- Surgically repaired shoulder and eight-game layoff, no matter—Green Bay needs their QB to be great if the team wants to reach the playoffs ... and Rodgers was not great against the Carolina.
CHARLOTTE — Expecting Aaron Rodgers to return from his eight-week layoff and be the same ol’ Rodgers with his surgically repaired collarbone would be a stretch. The Packers were likely expecting for Rodgers to be somewhat rusty.
But that rust showed significantly throughout Sunday’s 31–24 loss to the Panthers. With the exception of his first touchdown pass, Rodgers made no throws that were distinctly him. He tossed three unnecessary interceptions after having thrown just three in his previous six games, and now the Packers may be sitting at home in January for the first time in nine years.

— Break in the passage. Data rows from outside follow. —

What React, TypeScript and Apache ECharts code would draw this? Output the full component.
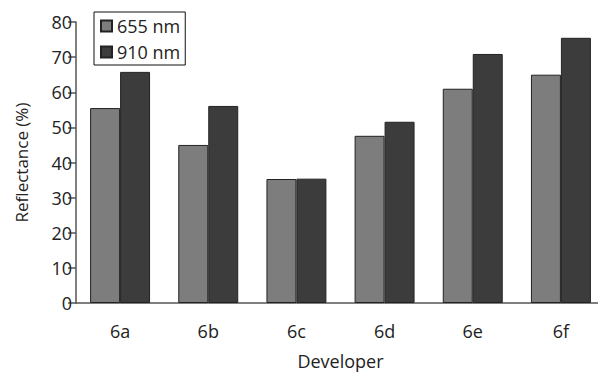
import React, { useEffect, useRef } from "react";
import * as echarts from "echarts";

const categories = ["6a", "6b", "6c", "6d", "6e", "6f"];
const series655 = [55.5, 45, 35.3, 47.6, 61, 65];
const series910 = [65.8, 56.1, 35.4, 51.6, 70.9, 75.5];
const seriesNames = ["655 nm", "910 nm"];

const FONT = "'Open Sans', 'DejaVu Sans', sans-serif";

export default function App() {
  const ref = useRef<HTMLDivElement>(null);
  useEffect(() => {
    if (!ref.current) return;
    const chart = echarts.init(ref.current, undefined, { renderer: "svg" });
    chart.setOption({
      animation: false,
      backgroundColor: "#ffffff",
      textStyle: { fontFamily: FONT },
      grid: {
        left: 76,
        top: 22,
        width: 529,
        height: 281,
        containLabel: false,
        outerBoundsMode: "none",
      },
      legend: {
        orient: "vertical",
        left: 94,
        top: 12,
        padding: [5, 5, 4, 6],
        itemGap: 8,
        itemWidth: 11,
        itemHeight: 11,
        itemTextGap: 6,
        borderColor: "#111",
        borderWidth: 1,
        backgroundColor: "#fff",
        icon: "rect",
        textStyle: { fontFamily: FONT, fontSize: 18, color: "#222" },
        data: seriesNames,
      },
      xAxis: {
        type: "category",
        data: categories,
        name: "Developer",
        nameLocation: "middle",
        nameGap: 50,
        nameTextStyle: { fontFamily: FONT, fontSize: 18, lineHeight: 16, color: "#222" },
        axisLine: { lineStyle: { color: "#555", width: 1.5 } },
        axisTick: { show: false },
        axisLabel: { fontFamily: FONT, fontSize: 18, color: "#222", margin: 19 },
      },
      yAxis: {
        type: "value",
        min: 0,
        max: 80,
        interval: 10,
        name: "Reflectance (%)",
        nameLocation: "middle",
        nameGap: 46,
        nameTextStyle: { fontFamily: FONT, fontSize: 17, color: "#222" },
        axisLine: { show: true, lineStyle: { color: "#555", width: 1.5 } },
        axisTick: { show: true, length: 8, lineStyle: { color: "#555", width: 1.5 } },
        axisLabel: { fontFamily: FONT, fontSize: 18, color: "#222", margin: 4 },
        splitLine: { show: false },
      },
      series: [
        {
          name: seriesNames[0],
          type: "bar",
          data: series655,
          barGap: "0%",
          barCategoryGap: "32%",
          itemStyle: { color: "#7d7d7d", borderColor: "#222", borderWidth: 1 },
        },
        {
          name: seriesNames[1],
          type: "bar",
          data: series910,
          barGap: "0%",
          barCategoryGap: "32%",
          itemStyle: { color: "#3c3c3c", borderColor: "#222", borderWidth: 1 },
        },
      ],
    });
    return () => chart.dispose();
  }, []);
  return (
    <div
      ref={ref}
      style={{ position: "absolute", left: 0, top: 0, width: 598, height: 372 }}
    />
  );
}
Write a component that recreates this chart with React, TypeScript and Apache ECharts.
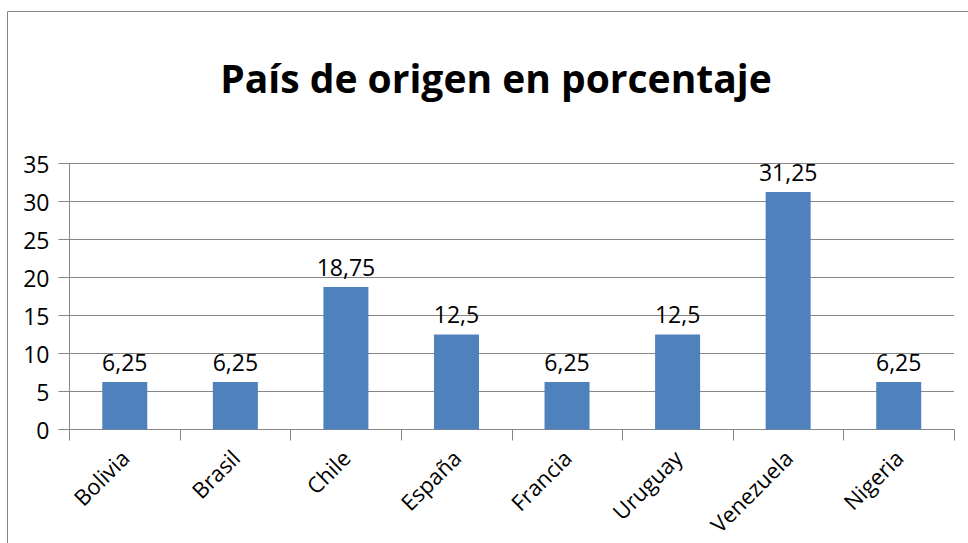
import React, { useEffect, useRef } from "react";
import * as echarts from "echarts";

const titleText = "País de origen en porcentaje";
const categories = ["Bolivia", "Brasil", "Chile", "España", "Francia", "Uruguay", "Venezuela", "Nigeria"];
const values = [6.25, 6.25, 18.75, 12.5, 6.25, 12.5, 31.25, 6.25];
const yTicks = { min: 0, max: 35, interval: 5 };

const FONT = "'Open Sans', 'DejaVu Sans', sans-serif";
const GRAY = "#868686";

export default function App() {
  const ref = useRef<HTMLDivElement>(null);
  useEffect(() => {
    if (!ref.current) return;
    const chart = echarts.init(ref.current, null, { renderer: "svg" });
    chart.setOption({
      animation: false,
      backgroundColor: "#ffffff",
      textStyle: { fontFamily: FONT },
      title: {
        text: titleText,
        left: 491,
        top: 50,
        textAlign: "center",
        textStyle: { fontFamily: FONT, fontWeight: "bold", fontSize: 39, color: "#000000", lineHeight: 44 },
      },
      graphic: [
        {
          type: "rect",
          shape: { x: 7.5, y: 11.5, width: 975, height: 550 },
          style: { fill: "none", stroke: GRAY, lineWidth: 1 },
          silent: true,
        },
      ],
      grid: {
        left: 69.5,
        right: 14,
        top: 163.5,
        bottom: 113.5,
        containLabel: false,
        outerBoundsMode: "none",
      },
      xAxis: {
        type: "category",
        data: categories,
        boundaryGap: true,
        axisLine: { show: true, lineStyle: { color: GRAY, width: 1 } },
        axisTick: { show: true, length: 11, lineStyle: { color: GRAY } },
        axisLabel: { rotate: 45, margin: 24, fontSize: 22, color: "#000000", fontFamily: FONT, interval: 0 },
        splitLine: { show: false },
      },
      yAxis: {
        type: "value",
        min: yTicks.min,
        max: yTicks.max,
        interval: yTicks.interval,
        axisLine: { show: true, lineStyle: { color: GRAY, width: 1 } },
        axisTick: { show: true, length: 11, lineStyle: { color: GRAY } },
        axisLabel: { margin: 20, fontSize: 23, color: "#000000", fontFamily: FONT },
        splitLine: { show: true, lineStyle: { color: GRAY, width: 1 } },
      },
      series: [
        {
          type: "bar",
          data: values,
          barWidth: 45,
          itemStyle: { color: "#4F81BD" },
          label: {
            show: true,
            position: "top",
            distance: 9,
            fontSize: 23,
            color: "#000000",
            fontFamily: FONT,
            formatter: (p: any) => String(p.value).replace(".", ","),
          },
        },
      ],
    });
    return () => chart.dispose();
  }, []);
  return (
    <div
      ref={ref}
      style={{ position: "fixed", left: 0, top: 0, width: 968, height: 543 }}
    />
  );
}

With the playoffs on the line (and the NFC North locked up by Minnesota), Green Bay cannot afford to have its two-time MVP playing sloppily, even after missing eight games. It seems almost certain that the NFC Wild Card winners will need at least 10 wins, and even that is out of the question now for the 7–7 Packers.
Rodgers was his usual slippery self, scrambling for an eight-yard pick-up in the red zone in the first quarter, wiggling out of a would-be Kawann Short sack in the second quarter and then picking up consecutive first downs with his feet late in the third quarter. But it’s his arm on which the Packers’ hopes rest, and his arm failed him.
The first of Rodgers’s trio of picks was the most understandable one. Defensive tackle Kyle Love pressured Rodgers on a second down in the second quarter, and Rodgers threw the ball near the sideline after seeing Jordy Nelson had tripped up the seam. The ball floated and cornerback Daryl Worley was able to get his second interception in as many weeks.
But his other two passes to the Panthers seemed to be a direct result of his repaired throwing shoulder. In the third quarter Rodgers looked for Randall Cobb deep in the middle of the field, but he underthrew the ball badly and was intercepted by big nickel Colin Jones. Jones saw more playing time on Sunday thanks to Ron Rivera’s decision to sit a healthy Captain Munnerlyn after the veteran’s complaints about playing time this week.
And then again Rodgers’s underthrown ball cost the team, this time later in the quarter. He scrambled out of the pocket and looked deep for Nelson, but the ball couldn’t make it to his favorite target and was picked off by James Bradberry (who also got his second interception in as many weeks).
“I feel pretty good, I just missed some throws,” Rodgers said. “I missed some ones I’m used to hitting. I underthrew Randall Cobb for a pick. I was trying to throw it away to [Adams], it got picked. I threw the ball in the dirt to Geronimo Allison in the red zone. Just uncharacteristic plays. Just disappointed in my performance today and obviously didn't play very well...
“Just missed some throws, and obviously I hold myself to high standards and this comes in well below in those standards.”
Not since 2009 has Rodgers thrown three interceptions in a game, and he had only done it three times before in his career. The fourth time may have been the worst of them all, though. It’s difficult to see these Packers now getting into the playoffs when the NFC is as tough as it’s been in years.
Carolina gave Green Bay an opportunity to get back into the game with less than three minutes left. Greg Olsen couldn’t come up with the onside kick (yes, sometimes they work in favor of the Packers) and gifted the Packers the ball in Panthers’ territory. But a Geronimo Allison fumble ended that threat nearly as quickly as it began.
Green Bay is constructed in a way that it requires great games from Rodgers. The defense can give up 31 points because the offense, with Rodgers, can get 32 points. And so the Packers needed fewer interceptions and more from its generational quarterback than his 287 yards and three touchdowns, surgically repaired shoulder or not.